While researchers have been pondering the extraction of unstructured text since the mid-20th century, businesses have struggled to gain value from their scattered data architectures until now.
In recent years, I’ve seen most enterprises deal with unstructured data problems by choosing to ignore this vast resource of untapped information hidden in their systems. The path of least resistance is a simple one but equally damaging when it comes to building a truly agile business that reacts quickly to changes in the market. The raw data trapped in business documents hold valuable insights, and organizations miss out on this critical intelligence when they rely solely on their structured data for business analysis.

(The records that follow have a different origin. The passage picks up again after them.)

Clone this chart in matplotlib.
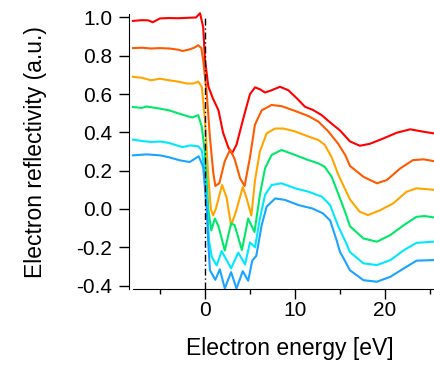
import matplotlib
matplotlib.use("Agg")
import matplotlib.pyplot as plt
from matplotlib.ticker import MultipleLocator

plt.rcParams['font.family'] = ['Liberation Sans', 'DejaVu Sans']

# curves (energy in eV, reflectivity offset per curve)
red_x = [-8.0, -7.0, -6.3, -5.8, -5.0, -4.0, -3.0, -2.0, -1.0, -0.55, -0.2, 0.0, 0.37, 0.9, 1.5, 2.0, 2.6, 3.0,
         3.5, 4.3, 5.0, 5.56, 6.1, 6.67, 7.4, 8.33, 9.26, 10.2, 11.1, 12.0, 12.96, 13.9, 15.0, 16.1, 17.2, 18.3,
         19.8, 21.3, 22.8, 24.3, 25.4]
red_y = [0.982, 0.986, 0.985, 0.975, 0.995, 0.997, 0.996, 0.998, 1.000, 1.022, 0.950, 0.780, 0.640, 0.575, 0.515,
         0.400, 0.320, 0.290, 0.335, 0.480, 0.600, 0.635, 0.625, 0.608, 0.620, 0.638, 0.620, 0.578, 0.534, 0.517,
         0.490, 0.452, 0.410, 0.353, 0.330, 0.340, 0.368, 0.398, 0.416, 0.403, 0.395]

ored_x = [-8.0, -7.0, -6.0, -5.0, -4.0, -3.0, -2.5, -1.8, -1.2, -0.75, -0.4, -0.2, 0.2, 0.55, 0.92, 1.15, 1.6, 2.2,
          2.8, 3.3, 3.9, 4.4, 5.0, 5.55, 6.3, 7.4, 8.5, 10.0, 11.5, 12.6, 13.7, 14.8, 15.6, 16.1, 17.6, 19.1,
          20.2, 21.7, 23.1, 24.3, 25.4]
ored_y = [0.840, 0.842, 0.838, 0.840, 0.838, 0.832, 0.825, 0.832, 0.842, 0.855, 0.840, 0.777, 0.600, 0.375, 0.190,
          0.120, 0.135, 0.250, 0.310, 0.260, 0.160, 0.120, 0.270, 0.440, 0.515, 0.543, 0.537, 0.512, 0.485, 0.456,
          0.405, 0.340, 0.280, 0.225, 0.168, 0.134, 0.151, 0.212, 0.255, 0.259, 0.250]

or_x = [-8.0, -7.0, -6.0, -5.0, -4.0, -3.0, -2.0, -1.3, -0.75, -0.35, 0.0, 0.37, 0.65, 0.9, 1.2, 1.9, 2.4, 2.9, 3.4,
        4.2, 4.6, 5.15, 5.56, 6.1, 6.85, 7.8, 8.7, 10.0, 11.5, 12.6, 13.3, 14.07, 14.8, 15.6, 16.1, 17.2, 18.1,
        19.4, 20.9, 22.4, 23.5, 25.4]
or_y = [0.690, 0.685, 0.672, 0.680, 0.672, 0.665, 0.655, 0.655, 0.665, 0.637, 0.463, 0.166, 0.000, -0.034, 0.000,
        0.125, 0.060, -0.086, -0.020, 0.114, 0.060, -0.034, 0.150, 0.300, 0.395, 0.420, 0.420, 0.405, 0.378, 0.360,
        0.335, 0.270, 0.180, 0.100, 0.050, -0.015, -0.032, -0.008, 0.029, 0.090, 0.108, 0.100]

gr_x = [-8.0, -7.0, -6.5, -5.0, -4.0, -3.0, -2.0, -1.4, -0.75, -0.35, 0.0, 0.37, 0.7, 1.1, 1.5, 2.2, 2.9, 3.3, 4.1,
        4.8, 5.5, 6.1, 6.67, 7.4, 8.5, 10.0, 11.5, 12.6, 13.3, 14.07, 14.8, 15.6, 16.1, 17.6, 19.1, 20.6, 22.1,
        23.5, 24.4, 25.4]
gr_y = [0.532, 0.528, 0.535, 0.524, 0.515, 0.500, 0.485, 0.478, 0.490, 0.428, 0.289, 0.000, -0.112, -0.050, -0.090,
        -0.217, -0.075, -0.085, -0.215, -0.050, -0.120, 0.073, 0.212, 0.282, 0.308, 0.282, 0.255, 0.238, 0.220,
        0.168, 0.080, -0.020, -0.090, -0.154, -0.171, -0.136, -0.084, -0.041, -0.037, -0.044]

cy_x = [-8.0, -7.0, -6.0, -5.0, -4.0, -3.0, -2.5, -1.6, -0.75, -0.35, -0.1, 0.2, 0.45, 0.75, 1.3, 1.85, 2.9, 3.7,
        4.45, 5.0, 5.56, 6.1, 6.67, 7.4, 8.5, 10.0, 11.5, 13.0, 13.9, 14.8, 15.6, 16.1, 17.6, 19.1, 20.6, 22.1,
        23.5, 25.4]
cy_y = [0.362, 0.355, 0.350, 0.352, 0.345, 0.330, 0.323, 0.332, 0.327, 0.306, 0.220, 0.062, -0.165, -0.250, -0.295,
        -0.220, -0.310, -0.228, -0.290, -0.175, -0.200, -0.050, 0.073, 0.125, 0.134, 0.108, 0.090, 0.064, 0.020,
        -0.090, -0.170, -0.225, -0.284, -0.293, -0.267, -0.215, -0.177, -0.171]

bl_x = [-8.0, -6.5, -5.0, -4.0, -2.8, -1.7, -0.7, -0.2, 0.2, 0.37, 0.55, 1.15, 1.65, 2.2, 2.9, 3.5, 4.2, 4.8, 5.25,
        5.7, 6.3, 6.85, 7.8, 8.9, 10.4, 11.9, 13.1, 13.9, 14.6, 15.0, 15.4, 16.1, 17.6, 19.1, 20.6, 22.1, 23.5,
        25.4]
bl_y = [0.280, 0.285, 0.280, 0.270, 0.254, 0.245, 0.275, 0.220, -0.008, -0.180, -0.320, -0.370, -0.315, -0.415,
        -0.330, -0.415, -0.325, -0.375, -0.270, -0.245, -0.084, 0.012, 0.055, 0.047, 0.020, 0.003, -0.023, -0.060,
        -0.160, -0.225, -0.258, -0.320, -0.372, -0.380, -0.354, -0.310, -0.270, -0.267]

curves = [(red_x, red_y, '#ff0000'), (ored_x, ored_y, '#ff5a00'), (or_x, or_y, '#ffa500'),
          (gr_x, gr_y, '#00e86a'), (cy_x, cy_y, '#00e8ff'), (bl_x, bl_y, '#18a4ff')]

fig = plt.figure(figsize=(4.34, 3.65), dpi=100)
ax = fig.add_axes([129 / 434, 76 / 365, 305 / 434, 279 / 365])

for xs, ys, c in curves:
    ax.plot(xs, ys, color=c, lw=1.5, clip_on=False, solid_joinstyle='round')

ymin, ymax = -0.418, 1.039
ax.set_xlim(-8.44, 25.44)
ax.set_ylim(ymin, ymax)

# onset marker at 0 eV, drawn over the curves
ax.axvline(0, ymin=0, ymax=(1.0 - ymin) / (ymax - ymin), color='black', lw=1.0,
           linestyle=(0, (5, 2, 1, 2)), zorder=5)

ax.spines['top'].set_visible(False)
ax.spines['right'].set_visible(False)
ax.spines['bottom'].set_bounds(-8.0, 25.44)
ax.spines['left'].set_bounds(ymin, 1.02)

ax.xaxis.set_minor_locator(MultipleLocator(5))
ax.set_yticks([-0.4, -0.2, 0.0, 0.2, 0.4, 0.6, 0.8, 1.0])
ax.set_yticklabels(['-0.4', '-0.2', '0.0', '0.2', '0.4', '0.6', '0.8', '1.0'])
ax.set_xticks([0, 10, 20])
ax.set_xticklabels(['0', '10', '20'])
ax.tick_params(axis='both', which='major', length=7, width=1, labelsize=15, direction='out')
ax.tick_params(axis='x', which='minor', length=3.5, width=1, direction='out')
ax.tick_params(axis='y', pad=5)
ax.tick_params(axis='x', pad=2)

ax.set_xlabel("Electron energy [eV]", fontsize=16.5)
ax.set_ylabel("Electron reflectivity (a.u.)", fontsize=16.5)
ax.xaxis.set_label_coords(0.528, -0.172)
ax.yaxis.set_label_coords(-0.269, 0.491)

fig.savefig("out.png", dpi=100)
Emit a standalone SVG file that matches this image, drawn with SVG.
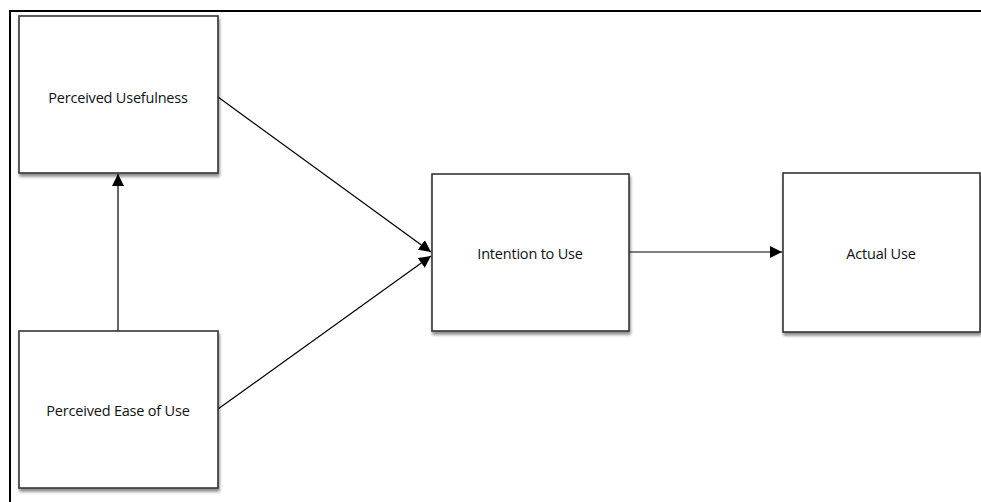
<svg xmlns="http://www.w3.org/2000/svg" width="981" height="502" viewBox="0 0 981 502">
  <defs>
    <filter id="shadow" x="-10%" y="-10%" width="125%" height="130%">
      <feDropShadow dx="1" dy="3" stdDeviation="1.8" flood-color="#000" flood-opacity="0.45"/>
    </filter>
    <marker id="arrow" viewBox="0 0 12 12" refX="12" refY="6" markerWidth="12" markerHeight="12" markerUnits="userSpaceOnUse" orient="auto">
      <path d="M0,0 L12,6 L0,12 z" fill="#000"/>
    </marker>
  </defs>
  <style>
    .box { fill: #ffffff; stroke: #333333; stroke-width: 1.6; filter: url(#shadow); }
    .label { font-family: "Open Sans", "Liberation Sans", sans-serif; font-size: 14.5px; fill: #111; text-anchor: middle; dominant-baseline: central; letter-spacing: -0.2px; }
    .edge { stroke: #000; stroke-width: 1.2; fill: none; marker-end: url(#arrow); }
  </style>
  <rect width="981" height="502" fill="#ffffff"/>
  <!-- frame -->
  <path d="M10,502 L10,11 L981,11" fill="none" stroke="#000" stroke-width="2"/>

  <g id="connectors">
    <line class="edge" x1="118" y1="331" x2="118" y2="174"/>
    <line class="edge" x1="218" y1="97" x2="431" y2="252"/>
    <line class="edge" x1="218" y1="409" x2="431" y2="256"/>
    <line class="edge" x1="629" y1="252" x2="782" y2="252"/>
  </g>

  <g id="perceived-usefulness">
    <rect class="box" x="19" y="16" width="199" height="157"/>
    <text class="label" x="118" y="97">Perceived Usefulness</text>
  </g>
  <g id="perceived-ease-of-use">
    <rect class="box" x="19" y="331" width="199" height="157"/>
    <text class="label" x="118" y="410">Perceived Ease of Use</text>
  </g>
  <g id="intention-to-use">
    <rect class="box" x="432" y="174" width="197" height="157"/>
    <text class="label" x="530" y="253">Intention to Use</text>
  </g>
  <g id="actual-use">
    <rect class="box" x="783" y="173" width="197" height="159"/>
    <text class="label" x="881" y="253">Actual Use</text>
  </g>
</svg>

Managing unstructured data
With numerous opportunities to leverage unstructured data for business insights, executives may want to tactfully develop data management frameworks to support business intelligence (BI) initiatives. Determining data sources focal to business insights can be a good starting point — you may consider the datasets that will impact your analytics with an objective in mind. The focus should be on vital metrics to produce relevant results. Once you’ve determined your data criteria and requirements, it’s time to look for a solution to structure your unstructured data and import it into a centralized data repository.
Choosing the right destination
Some enterprises use data lakes to handle large volumes of unstructured data. While these solutions allow businesses to funnel raw data with virtually no limit, the purpose of that data is not clearly determined or fixed. As a result, it’s extremely hard to sift through the data and make sense of it since it’s not optimized for querying, and the information isn’t available in a structured format. So, these data lakes can quickly turn into data dumps and become a hotbed for unusable data.
Therefore, you’re better off using a data warehouse. It’s a data repository for structured, filtered data processed for a specific purpose. Unlike data lakes, the storage space of the data warehouse isn’t wasted on data nuggets that may never be utilized for reporting or analytics. But how to bring unstructured data into an enterprise data warehouse?
The need for automation
You must consider automated data extraction to create a truly integrated data ecosystem. A template-based data extraction solution can help you extract information from thousands of documents available in similar layouts in a few seconds.
Leveraging AI capabilities like machine learning and natural language processing, these solutions can identify relevant datasets, including named-entity or tabulated data, and auto-create data extraction templates. Moreover, using the capabilities like job orchestration and scheduling in modern data extraction platforms, users can design workflows to fully automate these activities.
It’s only through automation that businesses can capture relevant data available in unstructured documents and then validate and store it in a structured format for reporting and analytics. It significantly reduces manual intervention and allows users to efficiently process large volumes of documents and power your unstructured data analytics.
If your business relies on structured data for business analytics , perhaps it’s time to reimagine your BI strategy. Incorporating processed unstructured data will provide richer, more detailed insights resulting in smarter decision-making.